Genetics Flashcards
Differences between eukaryote- and prokaryote chromosomes
Eukaryote chromosomes:
- contain a linear DNA molecule
- associated with histone proteins
- no plasmids
- two or more different chromosomes
Prokaryote chromosomes:
- consist of a circular DNA molecule
- naked - no associated proteins
- plasmids often present
- one chromosome only
Autoradiography and chromosomes
The technique of autoradiography combined with electron microscopy is used to find where radioactively labelled substances are located in cells. Notable discoveries where the shapes of chromosomes (either circular or linear).
Chromatids
Eukaryote chromosomes are only visible during mitosis. In prophase they condense and in metaphase reach their minimum length, consisting of sister chromatids. They each contain a DNA molecule that was produced by replication during interphase, so their base sequences are identical.
Sister chromatids are held together by a centromere.
Genome
The whole genetic information of an organism, hence equal to the amount of DNA in one set of chromosome. (Can be measured in millions of base pairs (bp) of DNA. The genome size varies considerably.
Homologous chromosomes
Chromosomes of one particular type have the same genes may not have the same alleles of those genes.
These homologs, are a set of one maternal and one paternal chromosomes that pair up with each other inside a cell during meiosis. These copies have the same genes in the same loci where they provide points along each chromosome which enable a pair of chromosomes to align correctly with each other before separating during meiosis
• Can be found in eukaryotic diploid cells.
Haploid and Diploid
Diploid = nucleus contains pairs of homologous chromosomes (e.g. most cells, zygote cell)

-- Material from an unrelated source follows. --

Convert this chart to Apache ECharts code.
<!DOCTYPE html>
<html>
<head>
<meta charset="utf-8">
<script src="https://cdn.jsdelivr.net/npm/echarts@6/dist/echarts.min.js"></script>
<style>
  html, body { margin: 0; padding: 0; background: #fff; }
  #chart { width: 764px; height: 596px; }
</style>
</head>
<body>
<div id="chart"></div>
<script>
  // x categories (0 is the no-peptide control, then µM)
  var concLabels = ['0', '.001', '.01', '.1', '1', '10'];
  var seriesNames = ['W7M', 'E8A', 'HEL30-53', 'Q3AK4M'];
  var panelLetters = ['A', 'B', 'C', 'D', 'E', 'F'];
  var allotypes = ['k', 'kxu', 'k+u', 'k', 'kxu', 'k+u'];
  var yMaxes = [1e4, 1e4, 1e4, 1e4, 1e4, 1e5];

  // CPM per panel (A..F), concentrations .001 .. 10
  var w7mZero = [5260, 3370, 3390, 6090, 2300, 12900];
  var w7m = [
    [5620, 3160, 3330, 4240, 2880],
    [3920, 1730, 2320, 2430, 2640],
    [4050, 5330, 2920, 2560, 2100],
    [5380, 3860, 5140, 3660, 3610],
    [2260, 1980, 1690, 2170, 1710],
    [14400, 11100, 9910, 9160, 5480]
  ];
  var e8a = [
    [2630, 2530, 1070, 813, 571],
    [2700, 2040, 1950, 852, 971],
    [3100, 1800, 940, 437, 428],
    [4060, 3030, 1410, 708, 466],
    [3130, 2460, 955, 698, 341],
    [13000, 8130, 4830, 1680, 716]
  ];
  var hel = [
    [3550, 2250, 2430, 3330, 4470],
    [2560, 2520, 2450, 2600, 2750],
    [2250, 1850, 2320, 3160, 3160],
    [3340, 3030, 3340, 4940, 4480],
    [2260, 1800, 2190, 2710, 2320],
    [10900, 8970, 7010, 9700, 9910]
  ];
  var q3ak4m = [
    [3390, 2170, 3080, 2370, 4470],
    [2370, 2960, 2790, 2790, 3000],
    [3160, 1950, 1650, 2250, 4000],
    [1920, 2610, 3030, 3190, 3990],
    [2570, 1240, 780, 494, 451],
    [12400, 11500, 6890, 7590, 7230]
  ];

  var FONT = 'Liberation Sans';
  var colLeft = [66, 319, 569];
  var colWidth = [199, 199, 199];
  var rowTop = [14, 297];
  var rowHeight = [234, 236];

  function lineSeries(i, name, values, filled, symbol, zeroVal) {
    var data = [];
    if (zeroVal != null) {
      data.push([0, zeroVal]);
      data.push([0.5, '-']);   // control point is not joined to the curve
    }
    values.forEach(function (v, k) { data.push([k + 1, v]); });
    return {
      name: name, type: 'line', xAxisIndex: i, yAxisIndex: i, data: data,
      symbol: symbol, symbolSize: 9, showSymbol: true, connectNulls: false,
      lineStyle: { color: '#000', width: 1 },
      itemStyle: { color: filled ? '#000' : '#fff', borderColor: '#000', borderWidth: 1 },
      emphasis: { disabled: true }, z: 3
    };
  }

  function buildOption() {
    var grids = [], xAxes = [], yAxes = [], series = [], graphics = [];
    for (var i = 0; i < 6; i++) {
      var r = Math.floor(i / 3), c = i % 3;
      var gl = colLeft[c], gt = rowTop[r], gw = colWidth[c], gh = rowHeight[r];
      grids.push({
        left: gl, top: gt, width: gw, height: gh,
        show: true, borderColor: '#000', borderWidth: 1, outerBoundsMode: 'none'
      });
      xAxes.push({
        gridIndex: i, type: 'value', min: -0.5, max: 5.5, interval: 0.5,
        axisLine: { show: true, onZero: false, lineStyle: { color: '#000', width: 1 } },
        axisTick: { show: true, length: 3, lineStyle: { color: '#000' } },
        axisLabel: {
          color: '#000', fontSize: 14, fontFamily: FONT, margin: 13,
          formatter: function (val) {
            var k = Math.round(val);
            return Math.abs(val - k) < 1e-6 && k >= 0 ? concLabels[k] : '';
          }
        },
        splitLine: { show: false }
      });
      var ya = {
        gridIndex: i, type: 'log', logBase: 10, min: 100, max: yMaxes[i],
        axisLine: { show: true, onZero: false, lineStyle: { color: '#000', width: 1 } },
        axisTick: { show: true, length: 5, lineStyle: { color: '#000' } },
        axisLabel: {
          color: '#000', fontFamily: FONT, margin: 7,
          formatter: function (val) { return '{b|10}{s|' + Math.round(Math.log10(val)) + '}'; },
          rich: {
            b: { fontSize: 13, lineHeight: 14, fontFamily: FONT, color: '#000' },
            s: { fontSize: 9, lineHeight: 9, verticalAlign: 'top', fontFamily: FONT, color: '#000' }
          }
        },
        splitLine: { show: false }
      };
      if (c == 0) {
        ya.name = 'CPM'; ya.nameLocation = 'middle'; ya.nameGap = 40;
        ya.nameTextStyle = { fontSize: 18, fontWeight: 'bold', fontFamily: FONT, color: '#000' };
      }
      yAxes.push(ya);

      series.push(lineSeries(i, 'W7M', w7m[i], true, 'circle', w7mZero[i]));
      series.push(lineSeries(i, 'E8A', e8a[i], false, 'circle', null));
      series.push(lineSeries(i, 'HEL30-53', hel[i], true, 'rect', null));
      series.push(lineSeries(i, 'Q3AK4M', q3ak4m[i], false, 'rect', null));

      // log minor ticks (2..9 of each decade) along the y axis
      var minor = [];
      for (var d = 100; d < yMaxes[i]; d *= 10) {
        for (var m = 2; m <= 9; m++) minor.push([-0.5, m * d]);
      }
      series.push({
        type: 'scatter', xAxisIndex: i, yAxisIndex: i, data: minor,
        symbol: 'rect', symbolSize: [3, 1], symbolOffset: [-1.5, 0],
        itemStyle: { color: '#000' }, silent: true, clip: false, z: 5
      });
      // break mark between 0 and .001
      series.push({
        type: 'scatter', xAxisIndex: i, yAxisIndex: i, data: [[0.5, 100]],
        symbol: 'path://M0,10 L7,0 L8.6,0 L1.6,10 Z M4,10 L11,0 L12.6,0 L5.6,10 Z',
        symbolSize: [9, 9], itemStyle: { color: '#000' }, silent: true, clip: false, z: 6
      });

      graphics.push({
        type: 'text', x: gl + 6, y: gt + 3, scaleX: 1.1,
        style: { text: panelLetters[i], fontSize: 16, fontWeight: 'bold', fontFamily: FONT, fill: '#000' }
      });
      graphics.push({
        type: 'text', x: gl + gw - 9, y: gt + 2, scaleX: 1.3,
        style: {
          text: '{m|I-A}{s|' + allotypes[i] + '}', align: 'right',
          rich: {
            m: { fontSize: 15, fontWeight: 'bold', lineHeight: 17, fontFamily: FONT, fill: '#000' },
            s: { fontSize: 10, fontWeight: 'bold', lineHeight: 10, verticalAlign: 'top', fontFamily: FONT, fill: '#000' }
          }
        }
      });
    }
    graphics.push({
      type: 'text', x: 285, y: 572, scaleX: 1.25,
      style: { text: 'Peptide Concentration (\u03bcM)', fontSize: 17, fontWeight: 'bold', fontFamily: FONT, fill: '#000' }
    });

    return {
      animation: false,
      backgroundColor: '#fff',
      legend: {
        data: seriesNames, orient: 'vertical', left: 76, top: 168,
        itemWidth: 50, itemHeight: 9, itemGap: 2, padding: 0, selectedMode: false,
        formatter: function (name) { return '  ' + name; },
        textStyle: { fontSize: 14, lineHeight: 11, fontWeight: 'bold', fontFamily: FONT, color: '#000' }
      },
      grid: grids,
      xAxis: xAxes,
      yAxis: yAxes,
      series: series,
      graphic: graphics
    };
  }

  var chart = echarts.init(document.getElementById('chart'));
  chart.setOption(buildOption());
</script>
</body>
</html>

Haploid = nucleus contains only one chromosome type (e.g. gametes such as sperm)
Sex chromosome
The 23. pair of chromosomes in humans determines gender.
Two X chromosomes (larger chromosome) = female
One X and Y chromosome (smaller chromosome) = male
Karyotype
The number and type of chromosomes in a cell or organism. It displays chromosomes in decreasing length. Commonly used for deducing sex and diagnosing conditions due to chromosome abnormalities.
Meiosis and sexual life cycles
Sexual life cycles include fertilization in which a male and a female gamete fuse to produce a zygote.
Meiosis is the process that halves chromosome number and allows a sexual life cycle with fusion of gametes.
- A diploid nucleus divides twice to produce four haploid nuclei. The DNA of the chromosomes is replicated in interphase, before first devision, so each chromosome consists of two sister chromatids. It follows two divisions to halve the chromosome number twice.
The haploid number of chromosomes is represented by “n” so the diploid number is “2n”.
Meiosis 1 = Reduction Division (homologs seperate)
Meiosis 2 = Meiotic Division (as it is identical to a mitosis division) (sister chromatids seperate)
• Dividing into four cells gives an evolutionary advantage since it results a more genetical diverse landscape.
Meiosis and genetic variation
- Random orientation of pair of homologous chromosomes in metaphase I when moving to the poles. This produces different chromosome combinations and therefore different combination of alleles.
- Random crossing over during prophase 1: as homologous chromosomes pair up, parts of non-sister chromatids can be exchanged between them. This produces chromatids with new combinations of alleles and can occur at all sections of a chromosome.
Non-disjunction and down syndrome
In anaphase, chromosomes that should separate and move to opposite poles during meiosis do not and instead move to the same pole, which can happen at the first or second devision of meiosis.
Gametes with too few chromosomes usually quickly die but those with too many sometimes survive (Down syndrome). Chances increase with the age of the parents.
This can be tested through amniocentesis or chorionic villus sampling.
If non-junction occurs in anaphase1, all cells are affected, if it happens in anaphase2, half of the four haploid cells are affected.
Principle of inheritance: Mendel’s 3:1 ratio
When crossing two varieties of pea together, the offspring (F1 generation) had the same characteristic as one of the parents.
Their offspring contained both of the original partial types in a 3:1 ratio. The parents (F0) are homozygous because they have two of the same allele. F1 plants are heterozygous because they have two different alleles. Only one character is developed because that parent that gave the dominant allele masks the effect of the other parent’s recessive allele.
*One quarter* (hence 3:1 ratio) of the F2 generation have two recessive alleles and so show the character caused by this allele. This can be seen in a Punnett grid.
Genotype
the alleles possessed by an organism
Phenotype
the (observable) characteristics of an organism
Cystic Fibrosis and Huntington’s Disease
All chromosomes apart form sex chromosomes are autosomes.
Genetic diseases can be predict, are rare, and due to recessive alleles of autosomal genes, e.g. cystic fibrosis (coding for a chloride channel). Usually neither parent has the disease but they both are carriers.
Some diseases are due to dominant alleles of autosomal genes, e.g. Huntington’s disease. This neurodegenerative disease codes for a protein (with an unknown function) and develops only during adulthood by which time an individual already had children.